Markit Economics said its factory Purchasing Managers’ Index fell to 30.2 from 46.9 in June. A reading below 50 indicates contraction. A gauge of new orders plunged to 17.9 from 43.2, also a record low.
Markit said survey respondents blamed capital controls and a “generally uncertain operating environment” for the loss of business. The plunge in the index reflects heightened concerns last month about Greece’s future in the euro area after a temporary breakdown in negotiations on a bailout deal.
“Although manufacturing represents only a small proportion of Greece’s total productive output, the sheer magnitude of the downturn sends a worrying signal for the health of the economy as a whole,” said Phil Smith, an economist at Markit in London. “Bank closures and capital restrictions badly hampered normal business activity.”

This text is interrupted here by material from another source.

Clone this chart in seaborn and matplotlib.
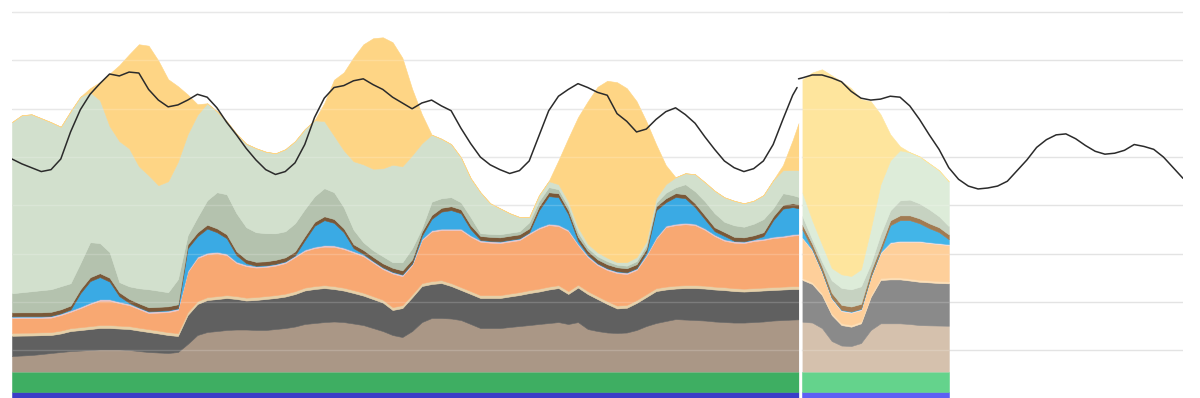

The weak factory reading highlights the challenge Prime Minister Alexis Tsipras faces in reviving the shattered Greek economy, which has shrunk by about a quarter in the past six years. The country has already fallen back into a recession and the economy is forecast to contract this year.
In the euro area, Markit’s manufacturing index slipped to 52.4 in July from 52.5 in June. That’s better than the initially reported reading of 52.2. The measure for Germany, Europe’s largest economy, was at 51.8, higher than the estimate of 51.5.